The midfielder, who dropped out of engineering, remains an engaging company. He talks about the traffic, asks questions about Yulu bikes as a mode of transport. He admits he loves to cycle and go fishing in his free time, speaks about Blink-182 breaking up and his musical interest. It's these things, more than Lyngdoh the player, that will be crucial for the club.

"As a professional, I feel that I have the responsibility to be the kind of senior player who has been at the club before and to bring out my best with the experience here. (Young players) do look up to players and I've always felt that I have a responsibility. The way we act and behave is very important. Show them how to behave on the pitch or off it so that they can be better athletes and be disciplined. It's important for us and me to show that I can be at my best again after the injury. It's important so that kids will have belief in themselves. The old Eugene is still there," he laughs at the end.

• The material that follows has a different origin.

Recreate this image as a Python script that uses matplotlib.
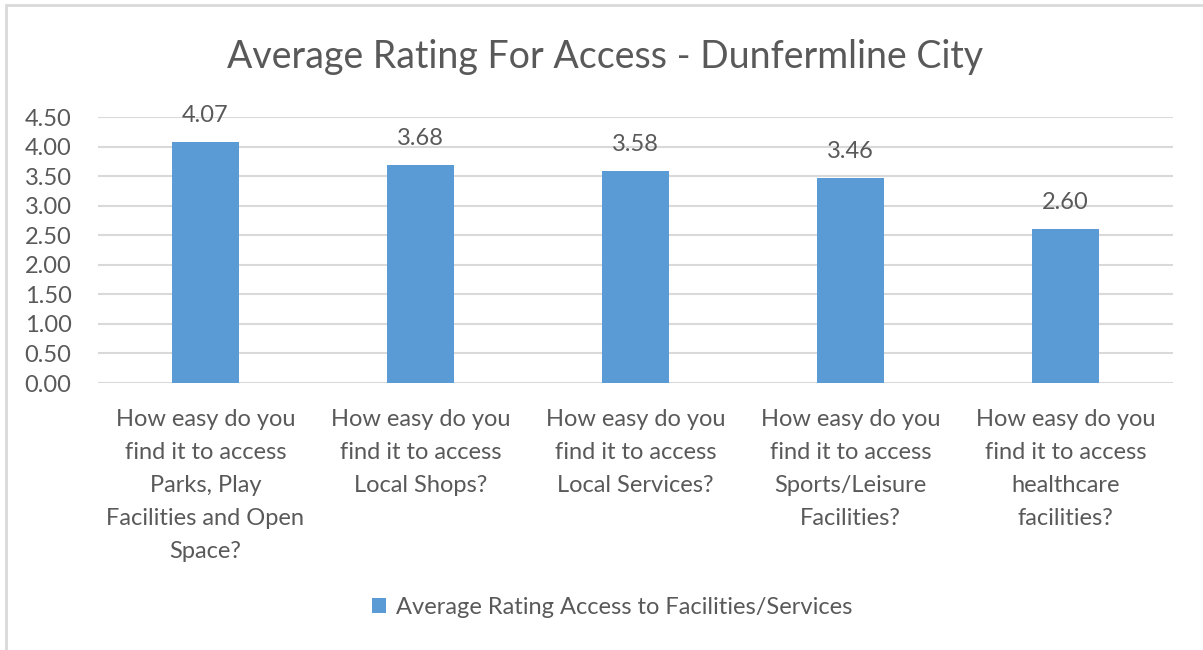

The old Eugene, who rose in stature with the stage, who admits 'noise is fuel', who moved to Shillong to play in the I-League from his father's club Rangdajied United - then Ar-Hima - on the condition from the senior that he will not take a salary from the club.

"I realised then, that it was more about football than money. That was my biggest driving force," he says about that decision. A fact, reiterated by his former coach at Shillong and BFC, Pradhyum Reddy.

"It wasn't about the money but opportunity to play with Sunil and to play in the AFC competitions," the coach would say of his move to BFC.

The same player who started five of the six AFC Asian Cup qualifier Group stage match for the country and was instrumental in the earlier rounds before injury ended his chance to participate in the biggest tournament, 2019 Asian Cup.

"It was hard to watch the games obviously (Asian Cup), you being home. I was sad I couldn't be part of it and couldn't have been of any help. It happened that way. Life... you have to take it as it comes. You miss the Asia Cup which you looked forward to but that's how it is," he admits with a shrug.

"What drives me now is that I'm happy when I play football and all I want to do is play. That's the passion that drives me. That is why I want to come back, redeem myself and show I am capable of being the player that I am. It's not easy but that's the positive thought I keep telling myself. I have to build a new future."

There is no place like home to do it.